### DIRECTIONS FOR THIS TASK
Extract, in full, the lines below, beginning at the first and ending with the line that contains "const topY = v => floorY(v) + cyl.sink;". Pictures do not belong in the copy.

### DATASET CONTENT
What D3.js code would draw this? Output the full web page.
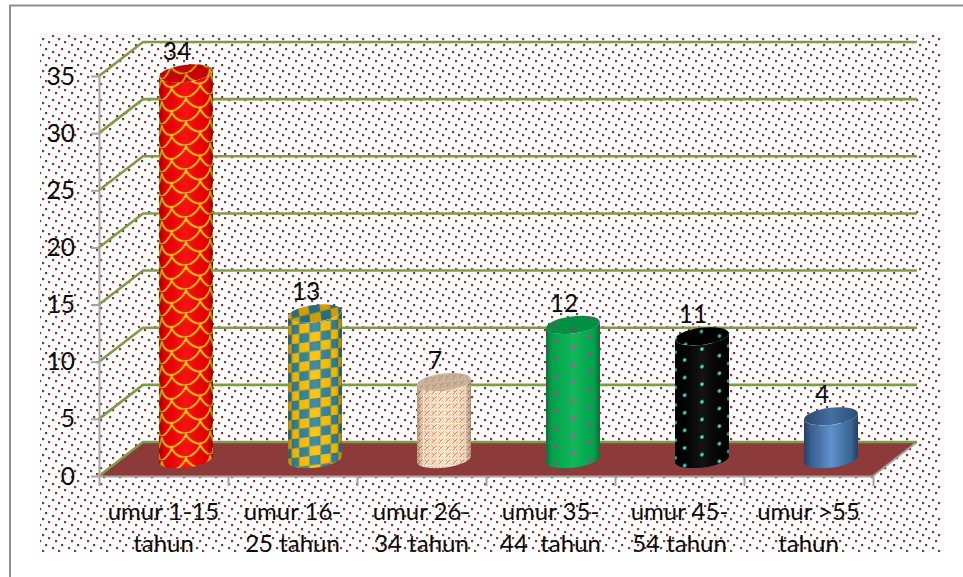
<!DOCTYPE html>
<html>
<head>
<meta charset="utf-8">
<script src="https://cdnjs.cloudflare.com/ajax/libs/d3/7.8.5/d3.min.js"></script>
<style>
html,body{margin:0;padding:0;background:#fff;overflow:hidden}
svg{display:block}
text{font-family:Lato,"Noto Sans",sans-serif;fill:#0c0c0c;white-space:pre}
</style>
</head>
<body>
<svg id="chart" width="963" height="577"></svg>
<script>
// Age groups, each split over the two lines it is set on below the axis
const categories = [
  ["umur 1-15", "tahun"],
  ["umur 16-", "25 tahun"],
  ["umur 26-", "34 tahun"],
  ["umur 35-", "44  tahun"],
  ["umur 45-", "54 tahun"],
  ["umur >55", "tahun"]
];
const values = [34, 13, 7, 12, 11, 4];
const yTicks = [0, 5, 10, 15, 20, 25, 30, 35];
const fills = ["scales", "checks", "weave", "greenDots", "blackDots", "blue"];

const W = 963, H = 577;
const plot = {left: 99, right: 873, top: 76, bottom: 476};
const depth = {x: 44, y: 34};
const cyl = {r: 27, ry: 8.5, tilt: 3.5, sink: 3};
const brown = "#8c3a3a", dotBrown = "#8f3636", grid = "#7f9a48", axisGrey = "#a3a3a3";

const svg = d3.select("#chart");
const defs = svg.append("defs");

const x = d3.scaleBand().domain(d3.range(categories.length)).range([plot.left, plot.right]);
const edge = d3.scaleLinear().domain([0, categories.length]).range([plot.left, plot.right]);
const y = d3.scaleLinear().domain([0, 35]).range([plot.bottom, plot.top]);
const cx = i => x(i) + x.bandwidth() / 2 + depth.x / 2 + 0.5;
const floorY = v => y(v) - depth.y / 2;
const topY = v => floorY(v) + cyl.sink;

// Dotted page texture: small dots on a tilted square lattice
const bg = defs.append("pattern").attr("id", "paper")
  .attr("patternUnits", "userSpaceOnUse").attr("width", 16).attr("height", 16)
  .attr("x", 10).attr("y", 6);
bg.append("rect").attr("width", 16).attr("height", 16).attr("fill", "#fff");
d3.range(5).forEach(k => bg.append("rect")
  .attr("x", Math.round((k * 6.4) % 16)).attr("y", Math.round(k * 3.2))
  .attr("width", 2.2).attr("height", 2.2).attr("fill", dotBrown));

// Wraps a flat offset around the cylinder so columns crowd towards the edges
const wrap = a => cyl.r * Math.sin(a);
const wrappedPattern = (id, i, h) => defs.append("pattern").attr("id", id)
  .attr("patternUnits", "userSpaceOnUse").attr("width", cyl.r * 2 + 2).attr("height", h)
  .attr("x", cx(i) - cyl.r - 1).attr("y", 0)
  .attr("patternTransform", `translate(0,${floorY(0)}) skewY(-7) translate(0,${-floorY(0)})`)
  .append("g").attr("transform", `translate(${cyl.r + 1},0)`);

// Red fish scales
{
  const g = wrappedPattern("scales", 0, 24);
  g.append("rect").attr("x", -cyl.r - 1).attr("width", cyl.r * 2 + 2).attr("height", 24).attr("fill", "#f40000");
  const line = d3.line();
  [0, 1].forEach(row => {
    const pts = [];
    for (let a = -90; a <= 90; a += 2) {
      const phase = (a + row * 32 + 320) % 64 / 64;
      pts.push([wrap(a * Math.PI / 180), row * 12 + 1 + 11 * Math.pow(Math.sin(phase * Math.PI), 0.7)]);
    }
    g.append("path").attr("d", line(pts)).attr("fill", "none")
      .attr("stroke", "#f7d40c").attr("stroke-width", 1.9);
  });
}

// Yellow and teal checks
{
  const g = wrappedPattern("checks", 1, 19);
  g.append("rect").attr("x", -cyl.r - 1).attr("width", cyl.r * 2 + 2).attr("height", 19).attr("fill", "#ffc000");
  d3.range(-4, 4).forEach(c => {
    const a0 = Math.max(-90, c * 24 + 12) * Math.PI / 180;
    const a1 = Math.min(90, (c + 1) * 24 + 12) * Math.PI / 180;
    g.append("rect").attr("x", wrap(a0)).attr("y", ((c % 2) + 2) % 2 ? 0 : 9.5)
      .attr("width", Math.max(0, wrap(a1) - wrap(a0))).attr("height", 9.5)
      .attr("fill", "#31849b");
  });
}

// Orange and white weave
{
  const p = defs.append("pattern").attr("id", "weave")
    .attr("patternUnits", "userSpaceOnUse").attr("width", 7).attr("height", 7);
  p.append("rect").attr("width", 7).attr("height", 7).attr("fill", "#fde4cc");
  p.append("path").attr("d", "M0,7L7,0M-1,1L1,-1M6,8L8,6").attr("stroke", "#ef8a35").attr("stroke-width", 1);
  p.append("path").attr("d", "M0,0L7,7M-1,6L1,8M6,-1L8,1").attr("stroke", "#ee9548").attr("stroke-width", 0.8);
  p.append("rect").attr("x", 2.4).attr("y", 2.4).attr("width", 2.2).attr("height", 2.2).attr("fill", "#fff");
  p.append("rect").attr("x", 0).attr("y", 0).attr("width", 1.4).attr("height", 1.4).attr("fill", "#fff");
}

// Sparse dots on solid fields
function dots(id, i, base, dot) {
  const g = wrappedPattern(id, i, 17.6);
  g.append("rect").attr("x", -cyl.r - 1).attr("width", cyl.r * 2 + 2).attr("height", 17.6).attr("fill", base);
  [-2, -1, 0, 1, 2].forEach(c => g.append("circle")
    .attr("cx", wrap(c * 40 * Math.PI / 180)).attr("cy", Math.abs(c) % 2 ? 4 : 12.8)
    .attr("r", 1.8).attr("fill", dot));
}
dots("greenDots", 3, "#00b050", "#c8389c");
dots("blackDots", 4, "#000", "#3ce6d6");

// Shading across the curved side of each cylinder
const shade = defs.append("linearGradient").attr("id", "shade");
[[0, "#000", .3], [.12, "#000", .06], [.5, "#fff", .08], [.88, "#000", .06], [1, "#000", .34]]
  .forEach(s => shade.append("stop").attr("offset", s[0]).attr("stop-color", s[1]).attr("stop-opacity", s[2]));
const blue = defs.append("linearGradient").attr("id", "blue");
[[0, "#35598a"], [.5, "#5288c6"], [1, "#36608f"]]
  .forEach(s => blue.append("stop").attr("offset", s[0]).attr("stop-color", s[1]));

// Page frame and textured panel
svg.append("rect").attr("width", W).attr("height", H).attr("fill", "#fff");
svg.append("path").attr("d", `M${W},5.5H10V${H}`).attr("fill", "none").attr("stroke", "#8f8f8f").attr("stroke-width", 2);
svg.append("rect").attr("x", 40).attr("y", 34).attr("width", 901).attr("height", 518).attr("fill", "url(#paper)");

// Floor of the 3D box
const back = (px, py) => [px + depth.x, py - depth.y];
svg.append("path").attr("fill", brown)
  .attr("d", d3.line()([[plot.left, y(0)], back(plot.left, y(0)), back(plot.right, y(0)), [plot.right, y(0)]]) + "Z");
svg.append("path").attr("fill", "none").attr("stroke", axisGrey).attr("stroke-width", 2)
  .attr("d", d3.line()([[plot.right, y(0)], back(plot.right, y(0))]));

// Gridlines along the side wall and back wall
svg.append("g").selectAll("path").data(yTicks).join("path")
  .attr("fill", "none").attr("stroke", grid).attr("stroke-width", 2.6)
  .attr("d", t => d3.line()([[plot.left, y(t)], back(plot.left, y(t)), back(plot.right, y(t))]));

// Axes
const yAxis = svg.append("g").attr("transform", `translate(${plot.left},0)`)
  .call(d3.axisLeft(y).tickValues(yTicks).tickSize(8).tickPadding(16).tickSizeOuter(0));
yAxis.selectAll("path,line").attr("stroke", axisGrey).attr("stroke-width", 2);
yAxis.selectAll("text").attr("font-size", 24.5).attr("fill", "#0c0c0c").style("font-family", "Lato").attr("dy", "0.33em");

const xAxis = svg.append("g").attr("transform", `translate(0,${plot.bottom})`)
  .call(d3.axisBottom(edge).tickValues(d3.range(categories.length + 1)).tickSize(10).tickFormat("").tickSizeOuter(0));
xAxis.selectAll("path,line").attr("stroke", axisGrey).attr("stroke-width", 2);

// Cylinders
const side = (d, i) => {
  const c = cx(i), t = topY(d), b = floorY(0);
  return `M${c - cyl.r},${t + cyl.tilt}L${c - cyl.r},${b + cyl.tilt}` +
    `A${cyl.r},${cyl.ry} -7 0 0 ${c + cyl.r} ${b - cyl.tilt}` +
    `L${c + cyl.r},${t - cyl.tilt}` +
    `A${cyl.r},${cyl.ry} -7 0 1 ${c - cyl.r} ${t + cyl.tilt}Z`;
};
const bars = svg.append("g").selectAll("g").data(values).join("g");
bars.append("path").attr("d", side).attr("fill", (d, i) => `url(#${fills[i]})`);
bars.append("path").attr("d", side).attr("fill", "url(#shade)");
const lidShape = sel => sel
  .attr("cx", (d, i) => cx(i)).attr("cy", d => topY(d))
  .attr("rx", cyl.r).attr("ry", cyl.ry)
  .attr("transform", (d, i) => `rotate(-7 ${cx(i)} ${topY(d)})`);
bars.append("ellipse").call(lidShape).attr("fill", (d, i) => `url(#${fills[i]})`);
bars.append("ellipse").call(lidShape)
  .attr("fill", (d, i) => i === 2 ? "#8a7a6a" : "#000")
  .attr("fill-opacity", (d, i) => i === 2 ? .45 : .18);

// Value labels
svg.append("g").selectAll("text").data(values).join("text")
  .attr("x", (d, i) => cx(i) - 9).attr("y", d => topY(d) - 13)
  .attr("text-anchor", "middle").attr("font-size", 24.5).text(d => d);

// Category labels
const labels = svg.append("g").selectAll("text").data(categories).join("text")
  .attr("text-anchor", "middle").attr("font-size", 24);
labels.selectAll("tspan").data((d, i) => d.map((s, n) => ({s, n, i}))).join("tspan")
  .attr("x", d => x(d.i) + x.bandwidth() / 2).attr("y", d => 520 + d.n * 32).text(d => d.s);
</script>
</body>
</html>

### RESPONSE BELOW
What D3.js code would draw this? Output the full web page.
<!DOCTYPE html>
<html>
<head>
<meta charset="utf-8">
<script src="https://cdnjs.cloudflare.com/ajax/libs/d3/7.8.5/d3.min.js"></script>
<style>
html,body{margin:0;padding:0;background:#fff;overflow:hidden}
svg{display:block}
text{font-family:Lato,"Noto Sans",sans-serif;fill:#0c0c0c;white-space:pre}
</style>
</head>
<body>
<svg id="chart" width="963" height="577"></svg>
<script>
// Age groups, each split over the two lines it is set on below the axis
const categories = [
  ["umur 1-15", "tahun"],
  ["umur 16-", "25 tahun"],
  ["umur 26-", "34 tahun"],
  ["umur 35-", "44  tahun"],
  ["umur 45-", "54 tahun"],
  ["umur >55", "tahun"]
];
const values = [34, 13, 7, 12, 11, 4];
const yTicks = [0, 5, 10, 15, 20, 25, 30, 35];
const fills = ["scales", "checks", "weave", "greenDots", "blackDots", "blue"];

const W = 963, H = 577;
const plot = {left: 99, right: 873, top: 76, bottom: 476};
const depth = {x: 44, y: 34};
const cyl = {r: 27, ry: 8.5, tilt: 3.5, sink: 3};
const brown = "#8c3a3a", dotBrown = "#8f3636", grid = "#7f9a48", axisGrey = "#a3a3a3";

const svg = d3.select("#chart");
const defs = svg.append("defs");

const x = d3.scaleBand().domain(d3.range(categories.length)).range([plot.left, plot.right]);
const edge = d3.scaleLinear().domain([0, categories.length]).range([plot.left, plot.right]);
const y = d3.scaleLinear().domain([0, 35]).range([plot.bottom, plot.top]);
const cx = i => x(i) + x.bandwidth() / 2 + depth.x / 2 + 0.5;
const floorY = v => y(v) - depth.y / 2;
const topY = v => floorY(v) + cyl.sink;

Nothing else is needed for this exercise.